* [EXERCISE DESCRIPTION] An exact copy of all the data is required, with pictures left out.

* [SUPPLIED INFORMATION]
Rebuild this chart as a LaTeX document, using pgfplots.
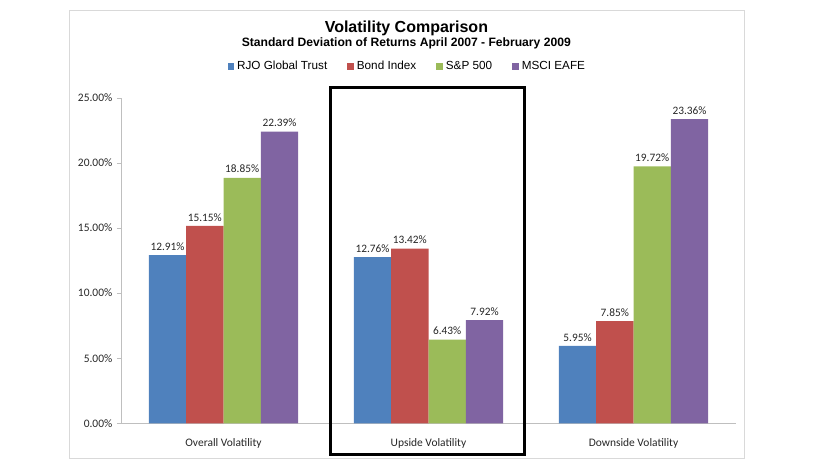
\documentclass[border=0pt]{standalone}
\usepackage{fontspec}
\setmainfont{Carlito}
\newfontfamily\arial{Liberation Sans}
\usepackage{pgfplots}
\pgfplotsset{compat=1.18}
\definecolor{cblue}{HTML}{4F81BD}
\definecolor{cred}{HTML}{C0504D}
\definecolor{cgreen}{HTML}{9BBB59}
\definecolor{cpurple}{HTML}{8064A2}
\definecolor{frame}{HTML}{D9D9D9}
\pgfplotsset{sqleg/.style={legend image code/.code={\fill[##1] (-2.5pt,-2.6pt) rectangle (2.7pt,2.6pt);}}}
\begin{document}
\begin{tikzpicture}
\begin{scope}[x=0.75pt,y=0.75pt]
\path (-121,-44.7) rectangle (695,423.3);
\draw[frame, line width=0.75pt] (-51,412.3) rectangle (623,-34.7);
\end{scope}
\begin{axis}[
 at={(0,0)}, anchor=south west, scale only axis,
 width=461.25pt, height=244.2pt,
 xmin=-0.5, xmax=2.5, ymin=0, ymax=25,
 ybar=0pt, bar width=28pt,
 xtick={0,1,2},
 xticklabels={Overall Volatility, Upside Volatility, Downside Volatility},
 ytick={0,5,...,25},
 yticklabel={\pgfmathprintnumber[fixed,fixed zerofill,precision=2]{\tick}\%},
 /pgf/number format/assume math mode=true,
 axis x line*=bottom, axis y line*=left,
 axis line style={draw=black!25, -},
 tick align=outside, major tick length=3pt,
 ytick style={draw=black!25},
 xtick style={draw=none},
 tick label style={font=\fontsize{8.6}{10}\selectfont, text=black!85},
 xticklabel style={yshift=-5pt},
 nodes near coords={\pgfmathprintnumber[fixed,fixed zerofill,precision=2]{\pgfplotspointmeta}\%},
 nodes near coords style={font=\fontsize{8.5}{10}\selectfont, text=black!85},
 legend style={at={(0.466,1.097)}, anchor=center, draw=none, fill=none,
   font=\arial\fontsize{8.8}{10}\selectfont,
   /tikz/every even column/.append style={column sep=13pt}},
 legend columns=4, legend cell align=left,
 clip=false
]
\addplot[fill=cblue, draw=none, sqleg] coordinates {(0,12.91) (1,12.76) (2,5.95)};
\addplot[fill=cred, draw=none, sqleg] coordinates {(0,15.15) (1,13.42) (2,7.85)};
\addplot[fill=cgreen, draw=none, sqleg] coordinates {(0,18.85) (1,6.43) (2,19.72)};
\addplot[fill=cpurple, draw=none, sqleg] coordinates {(0,22.39) (1,7.92) (2,23.36)};
\legend{RJO Global Trust, Bond Index, S\&P 500, MSCI EAFE}
\end{axis}
\begin{scope}[x=0.75pt,y=0.75pt]
\node[anchor=base, font=\arial\bfseries\fontsize{12}{14}\selectfont] at (285.4,390.6) {Volatility Comparison};
\node[anchor=base, font=\arial\bfseries\fontsize{9.1}{11}\selectfont] at (285.3,376.6) {Standard Deviation of Returns April 2007 - February 2009};
\draw[black, line width=2.25pt] (209,335.3) rectangle (403,-30.7);
\end{scope}
\end{tikzpicture}
\end{document}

* [FULL SOLUTION]
Rebuild this chart as a LaTeX document, using pgfplots.
\documentclass[border=0pt]{standalone}
\usepackage{fontspec}
\setmainfont{Carlito}
\newfontfamily\arial{Liberation Sans}
\usepackage{pgfplots}
\pgfplotsset{compat=1.18}
\definecolor{cblue}{HTML}{4F81BD}
\definecolor{cred}{HTML}{C0504D}
\definecolor{cgreen}{HTML}{9BBB59}
\definecolor{cpurple}{HTML}{8064A2}
\definecolor{frame}{HTML}{D9D9D9}
\pgfplotsset{sqleg/.style={legend image code/.code={\fill[##1] (-2.5pt,-2.6pt) rectangle (2.7pt,2.6pt);}}}
\begin{document}
\begin{tikzpicture}
\begin{scope}[x=0.75pt,y=0.75pt]
\path (-121,-44.7) rectangle (695,423.3);
\draw[frame, line width=0.75pt] (-51,412.3) rectangle (623,-34.7);
\end{scope}
\begin{axis}[
 at={(0,0)}, anchor=south west, scale only axis,
 width=461.25pt, height=244.2pt,
 xmin=-0.5, xmax=2.5, ymin=0, ymax=25,
 ybar=0pt, bar width=28pt,
 xtick={0,1,2},
 xticklabels={Overall Volatility, Upside Volatility, Downside Volatility},
 ytick={0,5,...,25},
 yticklabel={\pgfmathprintnumber[fixed,fixed zerofill,precision=2]{\tick}\%},
 /pgf/number format/assume math mode=true,
 axis x line*=bottom, axis y line*=left,
 axis line style={draw=black!25, -},
 tick align=outside, major tick length=3pt,
 ytick style={draw=black!25},
 xtick style={draw=none},
 tick label style={font=\fontsize{8.6}{10}\selectfont, text=black!85},
 xticklabel style={yshift=-5pt},
 nodes near coords={\pgfmathprintnumber[fixed,fixed zerofill,precision=2]{\pgfplotspointmeta}\%},
 nodes near coords style={font=\fontsize{8.5}{10}\selectfont, text=black!85},
 legend style={at={(0.466,1.097)}, anchor=center, draw=none, fill=none,
   font=\arial\fontsize{8.8}{10}\selectfont,
   /tikz/every even column/.append style={column sep=13pt}},
 legend columns=4, legend cell align=left,
 clip=false
]
\addplot[fill=cblue, draw=none, sqleg] coordinates {(0,12.91) (1,12.76) (2,5.95)};
\addplot[fill=cred, draw=none, sqleg] coordinates {(0,15.15) (1,13.42) (2,7.85)};
\addplot[fill=cgreen, draw=none, sqleg] coordinates {(0,18.85) (1,6.43) (2,19.72)};
\addplot[fill=cpurple, draw=none, sqleg] coordinates {(0,22.39) (1,7.92) (2,23.36)};
\legend{RJO Global Trust, Bond Index, S\&P 500, MSCI EAFE}
\end{axis}
\begin{scope}[x=0.75pt,y=0.75pt]
\node[anchor=base, font=\arial\bfseries\fontsize{12}{14}\selectfont] at (285.4,390.6) {Volatility Comparison};
\node[anchor=base, font=\arial\bfseries\fontsize{9.1}{11}\selectfont] at (285.3,376.6) {Standard Deviation of Returns April 2007 - February 2009};
\draw[black, line width=2.25pt] (209,335.3) rectangle (403,-30.7);
\end{scope}
\end{tikzpicture}
\end{document}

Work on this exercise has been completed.